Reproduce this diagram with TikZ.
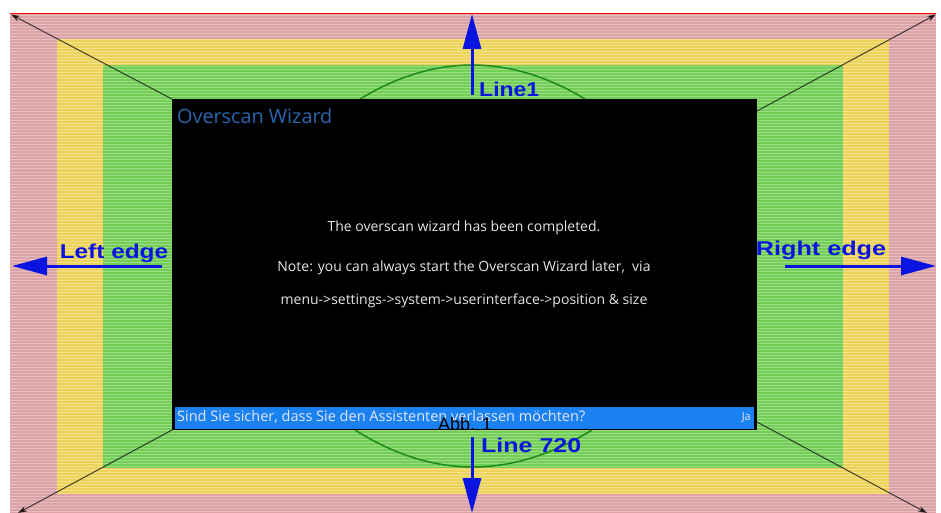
\documentclass[tikz,border=0pt]{standalone}
\usepackage{fontspec}
\usepackage{graphicx}
\setmainfont{Liberation Sans}
\newfontfamily\kodifont{Open Sans}
\usetikzlibrary{arrows.meta, positioning}

\definecolor{zonered}{HTML}{DCA3A7}
\definecolor{zoneyellow}{HTML}{EED35A}
\definecolor{zonegreen}{HTML}{72CE55}
\definecolor{arcgreen}{HTML}{1B8A1B}
\definecolor{markblue}{HTML}{0A14E0}
\definecolor{barblue}{HTML}{1A82F0}
\definecolor{titleblue}{HTML}{2A66B0}

\begin{document}
\begin{tikzpicture}[x=1pt, y=-1pt,
  marker/.style={markblue, line width=3pt, -{Triangle[length=35pt,width=18pt]}},
  mlabel/.style={text=markblue, inner sep=0pt,
    font=\fontsize{20}{20}\selectfont\bfseries},
  diag/.style={black, opacity=0.7, line width=1pt, -{Stealth[length=9pt,width=6pt]}},
  msg/.style={text=white!90!black, inner sep=0pt,
    font=\kodifont\fontsize{14}{16}\selectfont}]
  \useasboundingbox (0,0) rectangle (941,513);
  \fill[white] (0,0) rectangle (941,513);
  % overscan zones
  \fill[zonered] (10,14) rectangle (936,513);
  \fill[zoneyellow] (57,39) rectangle (889,494);
  \fill[zonegreen] (103,65) rectangle (843,468);
  \foreach \y in {16,19,...,512}
    \draw[white, opacity=0.3, line width=1pt] (10,\y) -- (936,\y);
  \draw[red, line width=1pt] (10,14) -- (936,14);

  % arcs
  \draw[arcgreen, line width=1.5pt] (360,99) .. controls (434.7,53.7) and (509.7,53.7) .. (585,99);
  \draw[arcgreen, line width=1.5pt] (355,430) .. controls (433,479.3) and (512,479.3) .. (592,430);

  % corner lines
  \coordinate (tl) at (11,14.5);
  \coordinate (tr) at (936,14.5);
  \coordinate (bl) at (18,513);
  \coordinate (br) at (927,513);
  \draw[diag] (172,99) -- (tl);
  \draw[diag] (757,111) -- (tr);
  \draw[diag] (172,430) -- (bl);
  \draw[diag] (757,422) -- (br);

  % dialog
  \node (box) [fill=black, minimum width=585pt, minimum height=331pt,
    inner sep=0pt, anchor=north west] at (172,99) {};
  \node (bar) [fill=barblue, minimum width=579pt, minimum height=22pt,
    inner sep=0pt, anchor=north west] at (175,407) {};
  \node (title) [anchor=west, inner sep=0pt, text=titleblue,
    font=\kodifont\fontsize{19.8}{22}\selectfont] at (177,116) {Overscan Wizard};
  \node (m1) [msg] at (464,228) {The overscan wizard has been completed.};
  \node (m2) [msg] at (464,268) {Note: you can always start the Overscan Wizard later,\ \ via};
  \node (m3) [msg] at (464,301) {menu->settings->system->userinterface->position \& size};
  \node (ask) [msg, anchor=west, text=blue!10!white,
    font=\kodifont\fontsize{14.5}{16}\selectfont] at (177,417)
    {Sind Sie sicher, dass Sie den Assistenten verlassen möchten?};
  \node (ja) [msg, anchor=east, text=blue!10!white,
    font=\kodifont\fontsize{11}{12}\selectfont] at (751,418) {Ja};

  % edge markers
  \coordinate (top0) at (472,95);
  \coordinate (top1) at (472,14);
  \coordinate (bot0) at (472,437);
  \coordinate (bot1) at (472,513);
  \coordinate (lft0) at (162,266);
  \coordinate (lft1) at (12,266);
  \coordinate (rgt0) at (785,266);
  \coordinate (rgt1) at (936,266);
  \draw[marker] (top0) -- (top1);
  \draw[marker] (bot0) -- (bot1);
  \draw[marker] (lft0) -- (lft1);
  \draw[marker] (rgt0) -- (rgt1);
  \node (line1) [mlabel, anchor=west] at (479,89) {\scalebox{1.15}[1]{Line1}};
  \node (line720) [mlabel, anchor=west] at (481,445) {\scalebox{1.25}[1]{Line 720}};
  \node (left) [mlabel] at (114,253) {\scalebox{1.22}[1]{Left edge}};
  \node (right) [mlabel] at (821,250) {\scalebox{1.26}[1]{Right edge}};

  \node (abb) [inner sep=0pt, font=\fontsize{18}{18}\selectfont] at (465,424) {Abb. 1};
\end{tikzpicture}
\end{document}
==============================
TASK BRIEF: Copy out all of the data word for word. Do not carry over any picture.

RESULT BELOW:
Reproduce this diagram with TikZ.
\documentclass[tikz,border=0pt]{standalone}
\usepackage{fontspec}
\usepackage{graphicx}
\setmainfont{Liberation Sans}
\newfontfamily\kodifont{Open Sans}
\usetikzlibrary{arrows.meta, positioning}

\definecolor{zonered}{HTML}{DCA3A7}
\definecolor{zoneyellow}{HTML}{EED35A}
\definecolor{zonegreen}{HTML}{72CE55}
\definecolor{arcgreen}{HTML}{1B8A1B}
\definecolor{markblue}{HTML}{0A14E0}
\definecolor{barblue}{HTML}{1A82F0}
\definecolor{titleblue}{HTML}{2A66B0}

\begin{document}
\begin{tikzpicture}[x=1pt, y=-1pt,
  marker/.style={markblue, line width=3pt, -{Triangle[length=35pt,width=18pt]}},
  mlabel/.style={text=markblue, inner sep=0pt,
    font=\fontsize{20}{20}\selectfont\bfseries},
  diag/.style={black, opacity=0.7, line width=1pt, -{Stealth[length=9pt,width=6pt]}},
  msg/.style={text=white!90!black, inner sep=0pt,
    font=\kodifont\fontsize{14}{16}\selectfont}]
  \useasboundingbox (0,0) rectangle (941,513);
  \fill[white] (0,0) rectangle (941,513);
  % overscan zones
  \fill[zonered] (10,14) rectangle (936,513);
  \fill[zoneyellow] (57,39) rectangle (889,494);
  \fill[zonegreen] (103,65) rectangle (843,468);
  \foreach \y in {16,19,...,512}
    \draw[white, opacity=0.3, line width=1pt] (10,\y) -- (936,\y);
  \draw[red, line width=1pt] (10,14) -- (936,14);

  % arcs
  \draw[arcgreen, line width=1.5pt] (360,99) .. controls (434.7,53.7) and (509.7,53.7) .. (585,99);
  \draw[arcgreen, line width=1.5pt] (355,430) .. controls (433,479.3) and (512,479.3) .. (592,430);

  % corner lines
  \coordinate (tl) at (11,14.5);
  \coordinate (tr) at (936,14.5);
  \coordinate (bl) at (18,513);
  \coordinate (br) at (927,513);
  \draw[diag] (172,99) -- (tl);
  \draw[diag] (757,111) -- (tr);
  \draw[diag] (172,430) -- (bl);
  \draw[diag] (757,422) -- (br);

  % dialog
  \node (box) [fill=black, minimum width=585pt, minimum height=331pt,
    inner sep=0pt, anchor=north west] at (172,99) {};
  \node (bar) [fill=barblue, minimum width=579pt, minimum height=22pt,
    inner sep=0pt, anchor=north west] at (175,407) {};
  \node (title) [anchor=west, inner sep=0pt, text=titleblue,
    font=\kodifont\fontsize{19.8}{22}\selectfont] at (177,116) {Overscan Wizard};
  \node (m1) [msg] at (464,228) {The overscan wizard has been completed.};
  \node (m2) [msg] at (464,268) {Note: you can always start the Overscan Wizard later,\ \ via};
  \node (m3) [msg] at (464,301) {menu->settings->system->userinterface->position \& size};
  \node (ask) [msg, anchor=west, text=blue!10!white,
    font=\kodifont\fontsize{14.5}{16}\selectfont] at (177,417)
    {Sind Sie sicher, dass Sie den Assistenten verlassen möchten?};
  \node (ja) [msg, anchor=east, text=blue!10!white,
    font=\kodifont\fontsize{11}{12}\selectfont] at (751,418) {Ja};

  % edge markers
  \coordinate (top0) at (472,95);
  \coordinate (top1) at (472,14);
  \coordinate (bot0) at (472,437);
  \coordinate (bot1) at (472,513);
  \coordinate (lft0) at (162,266);
  \coordinate (lft1) at (12,266);
  \coordinate (rgt0) at (785,266);
  \coordinate (rgt1) at (936,266);
  \draw[marker] (top0) -- (top1);
  \draw[marker] (bot0) -- (bot1);
  \draw[marker] (lft0) -- (lft1);
  \draw[marker] (rgt0) -- (rgt1);
  \node (line1) [mlabel, anchor=west] at (479,89) {\scalebox{1.15}[1]{Line1}};
  \node (line720) [mlabel, anchor=west] at (481,445) {\scalebox{1.25}[1]{Line 720}};
  \node (left) [mlabel] at (114,253) {\scalebox{1.22}[1]{Left edge}};
  \node (right) [mlabel] at (821,250) {\scalebox{1.26}[1]{Right edge}};

  \node (abb) [inner sep=0pt, font=\fontsize{18}{18}\selectfont] at (465,424) {Abb. 1};
\end{tikzpicture}
\end{document}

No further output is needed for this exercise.